The example of Cuba, that it is possible to have a model of society that is not defined and controlled by the dominant Western culture, has been a serious challenge to the global rulers. Much the same, as liberated, maroon societies offered a "dangerous example", to the pervasive slave plantations of the African holocaust on which western capitalism was built. That devotion to the quest for freedom that haunted and still does, the global oppressors, but offered for us a breath of fresh air, in the promise that we could be free to work, to live, be free, to have peace and love and raise our children, shape our societies as we saw fit.
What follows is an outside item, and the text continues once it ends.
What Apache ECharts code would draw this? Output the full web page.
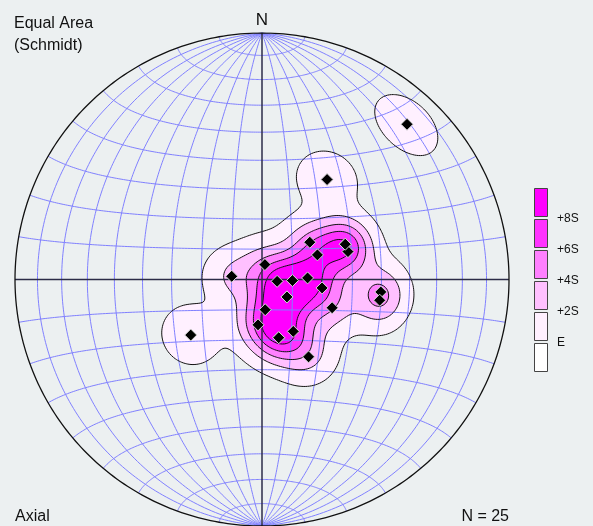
<!DOCTYPE html>
<html>
<head>
<meta charset="utf-8">
<script src="https://cdn.jsdelivr.net/npm/echarts@6/dist/echarts.min.js"></script>
<style>
html, body { margin: 0; padding: 0; background: #ecf0f1; }
#stereonet { width: 593px; height: 526px; }
</style>
</head>
<body>
<div id="stereonet"></div>
<script>
// axial data, lower hemisphere, degrees (last three hide under other diamonds)
const trend  = [43, 33, 52, 67, 72, 66, 11, 276, 97, 92, 88, 125, 98, 112, 96, 100, 174, 185, 164, 149, 149, 232, 67, 125, 164];
const plunge = [15, 50, 70, 60, 60, 70, 85, 80, 85, 80, 75, 80, 70, 65, 50, 50, 80, 75, 70, 70, 60, 60, 60, 80, 70];

const levelNames  = ['E', '+2S', '+4S', '+6S', '+8S'];
const levelSigma  = [0, 2, 4, 6, 8];
const levelColors = ['#fff0ff', '#ffc0ff', '#ff80ff', '#ff33ff', '#ff00ff'];

const rad = Math.PI / 180;

// Schmidt (equal area) projection of a unit vector [east, north, down]
function project(v) {
  const s = 1 / Math.sqrt(1 + v[2]);
  return [v[0] * s, v[1] * s];
}
function lineVec(tr, pl) {
  return [Math.cos(pl * rad) * Math.sin(tr * rad), Math.cos(pl * rad) * Math.cos(tr * rad), Math.sin(pl * rad)];
}

// ---- net: great circles through N/S and small circles about N-S axis
const netLines = [];
for (let dip = 10; dip < 180; dip += 10) {
  if (dip === 90) continue;
  const pts = [];
  for (let t = 0; t <= 180; t += 1) {
    pts.push(project([Math.sin(t * rad) * Math.cos(dip * rad), Math.cos(t * rad), Math.sin(t * rad) * Math.sin(dip * rad)]));
  }
  netLines.push({ coords: pts });
}
for (let lat = -80; lat <= 80; lat += 10) {
  if (lat === 0) continue;
  const pts = [];
  for (let p = 0; p <= 180; p += 1) {
    pts.push(project([Math.cos(lat * rad) * Math.cos(p * rad), Math.sin(lat * rad), Math.cos(lat * rad) * Math.sin(p * rad)]));
  }
  netLines.push({ coords: pts });
}
const primitive = [];
for (let a = 0; a <= 360; a += 1) primitive.push([Math.cos(a * rad), Math.sin(a * rad)]);

// ---- density (exponential kamb kernel, axial)
const vecs = trend.map((t, i) => lineVec(t, plunge[i]));
const nPts = vecs.length;
const K = 90;
const E = nPts / K;
const S = Math.sqrt(nPts * (1 / (2 * K) - 1 / (K * K)));
const levels = levelSigma.map(m => E + m * S);

const G = 240;
const dens = new Float64Array((G + 1) * (G + 1));
for (let j = 0; j <= G; j++) {
  for (let i = 0; i <= G; i++) {
    const x = -1 + 2 * i / G, y = -1 + 2 * j / G;
    const r2 = x * x + y * y;
    let sum = 0;
    if (r2 < 1) {
      const d = 1 - r2, s = Math.sqrt(1 + d);
      const e = x * s, n = y * s;
      for (const v of vecs) {
        const c = Math.abs(e * v[0] + n * v[1] + d * v[2]);
        sum += Math.exp(K * (c - 1));
      }
    }
    dens[j * (G + 1) + i] = sum;
  }
}
const V = (i, j) => dens[j * (G + 1) + i];

function contourLoops(L) {
  const pt = {}, adj = {};
  function edge(key, i1, j1, i2, j2) {
    if (!(key in pt)) {
      const v1 = V(i1, j1), v2 = V(i2, j2);
      const t = (L - v1) / (v2 - v1);
      const x1 = -1 + 2 * i1 / G, y1 = -1 + 2 * j1 / G;
      const x2 = -1 + 2 * i2 / G, y2 = -1 + 2 * j2 / G;
      pt[key] = [x1 + t * (x2 - x1), y1 + t * (y2 - y1)];
    }
    return key;
  }
  function link(a, b) {
    (adj[a] = adj[a] || []).push(b);
    (adj[b] = adj[b] || []).push(a);
  }
  for (let j = 0; j < G; j++) {
    for (let i = 0; i < G; i++) {
      const va = V(i, j), vb = V(i + 1, j), vc = V(i + 1, j + 1), vd = V(i, j + 1);
      const a = va >= L, b = vb >= L, c = vc >= L, d = vd >= L;
      const code = (a ? 1 : 0) | (b ? 2 : 0) | (c ? 4 : 0) | (d ? 8 : 0);
      if (code === 0 || code === 15) continue;
      const eB = () => edge('h' + i + ',' + j, i, j, i + 1, j);
      const eR = () => edge('v' + (i + 1) + ',' + j, i + 1, j, i + 1, j + 1);
      const eT = () => edge('h' + i + ',' + (j + 1), i, j + 1, i + 1, j + 1);
      const eL = () => edge('v' + i + ',' + j, i, j, i, j + 1);
      if (code === 5 || code === 10) {
        const mid = (va + vb + vc + vd) / 4 >= L;
        if ((code === 5) === mid) { link(eB(), eR()); link(eT(), eL()); }
        else { link(eL(), eB()); link(eR(), eT()); }
        continue;
      }
      const cross = [];
      if (a !== b) cross.push(eB());
      if (b !== c) cross.push(eR());
      if (d !== c) cross.push(eT());
      if (a !== d) cross.push(eL());
      link(cross[0], cross[1]);
    }
  }
  const seen = new Set(), loops = [];
  for (const k in adj) {
    if (seen.has(k)) continue;
    const loop = [];
    let prev = null, cur = k;
    while (cur && !seen.has(cur)) {
      seen.add(cur);
      loop.push(pt[cur]);
      const nb = adj[cur];
      let next = null;
      for (const q of nb) if (q !== prev && !seen.has(q)) { next = q; break; }
      prev = cur; cur = next;
    }
    if (loop.length > 2) loops.push(loop);
  }
  return loops;
}

const contours = [];
levels.forEach((L, li) => {
  contourLoops(L).forEach(loop => {
    let cx = 0, cy = 0;
    loop.forEach(p => { cx += p[0]; cy += p[1]; });
    contours.push({ level: li, pts: loop, c: [cx / loop.length, cy / loop.length] });
  });
});
const contourData = contours.map((c, i) => [c.c[0], c.c[1], c.level, i]);

const pointData = vecs.map(project);

// ---- legend (boxes top to bottom, highest level first)
const legendColors = levelColors.slice().reverse().concat(['#ffffff']);
const legendGraphic = [];
legendColors.forEach((col, i) => {
  legendGraphic.push({
    type: 'rect', shape: { x: 534.5, y: 188.5 + i * 31, width: 13, height: 28 },
    style: { fill: col, stroke: '#444', lineWidth: 1 }
  });
});
levelNames.slice().reverse().forEach((name, i) => {
  legendGraphic.push({
    type: 'text', x: 557, y: 218.5 + i * 31,
    style: { text: name, font: '12px "Liberation Sans", Arial, sans-serif', fill: '#111', textAlign: 'left', textVerticalAlign: 'middle' }
  });
});

const chart = echarts.init(document.getElementById('stereonet'));
const option = {
  backgroundColor: '#ecf0f1',
  animation: false,
  grid: { left: 15, top: 33, width: 494, height: 494 },
  xAxis: { type: 'value', min: -1, max: 1, show: false },
  yAxis: { type: 'value', min: -1, max: 1, show: false },
  graphic: [
    { type: 'text', x: 14, y: 13,
      style: { text: 'Equal Area\n(Schmidt)', font: '16px "Liberation Sans", Arial, sans-serif', fill: '#111', lineHeight: 22 } },
    { type: 'text', x: 262, y: 20,
      style: { text: 'N', font: '17px "Liberation Sans", Arial, sans-serif', fill: '#111', textAlign: 'center', textVerticalAlign: 'middle' } },
    { type: 'text', x: 15, y: 517,
      style: { text: 'Axial', font: '16px "Liberation Sans", Arial, sans-serif', fill: '#111', textAlign: 'left', textVerticalAlign: 'middle' } },
    { type: 'text', x: 509, y: 517,
      style: { text: 'N = ' + nPts, font: '16px "Liberation Sans", Arial, sans-serif', fill: '#111', textAlign: 'right', textVerticalAlign: 'middle' } }
  ].concat(legendGraphic),
  series: [
    {
      type: 'custom', coordinateSystem: 'cartesian2d', z: 1, silent: true,
      encode: { x: 0, y: 1 },
      data: contourData,
      renderItem: (params, api) => {
        const c = contours[params.dataIndex];
        return {
          type: 'polygon', z2: c.level,
          shape: { points: c.pts.map(p => api.coord(p)) },
          style: { fill: levelColors[c.level], stroke: null }
        };
      }
    },
    {
      type: 'lines', coordinateSystem: 'cartesian2d', polyline: true, z: 2, silent: true,
      lineStyle: { color: '#8080ff', width: 1, opacity: 1 },
      data: netLines
    },
    {
      type: 'custom', coordinateSystem: 'cartesian2d', z: 3, silent: true,
      encode: { x: 0, y: 1 },
      data: contourData,
      renderItem: (params, api) => {
        const c = contours[params.dataIndex];
        return {
          type: 'polygon',
          shape: { points: c.pts.map(p => api.coord(p)) },
          style: { fill: null, stroke: '#111', lineWidth: 1 }
        };
      }
    },
    {
      type: 'lines', coordinateSystem: 'cartesian2d', polyline: true, z: 4, silent: true,
      lineStyle: { color: '#2c2c48', width: 1.5, opacity: 1 },
      data: [{ coords: [[-1, 0], [1, 0]] }, { coords: [[0, -1], [0, 1]] }]
    },
    {
      type: 'lines', coordinateSystem: 'cartesian2d', polyline: true, z: 4, silent: true,
      lineStyle: { color: '#111', width: 1.3, opacity: 1 },
      data: [{ coords: primitive }]
    },
    {
      type: 'scatter', z: 5, silent: true,
      symbol: 'diamond', symbolSize: 12,
      itemStyle: { color: '#000', borderColor: '#d8d8d8', borderWidth: 1, opacity: 1 },
      data: pointData
    }
  ]
};
chart.setOption(option);
</script>
</body>
</html>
This has inspired the spirit and meaning of the Caribbean itself . That community of hope and promise, where people captured, abused and brutalized in a maelstrom of blood and iron, shook off their chains, rose up against the criminal enterprise that was the European invasion of Africa, the Western Hemisphere and elsewhere. Caribbean people looked their oppressors in the eye and affirmed their inherent worth by humanizing the very dungeons/territories, which were constructed to dehumanize our people for generations. This is the meaning of Fidel Castro's life and this was the legacy that informed his work for Cuba and the Caribbean .

Castro is correct when he states that "History will absolve me", for us that absolution is a living example of the failure of the forces of evil to crush the ever rising humanity of the Cuban, Caribbean and all oppressed people. Fidel Castro's life and work has been and will remain for me, a lived and living model of the essence of the irreducible creativity of the Caribbean itself.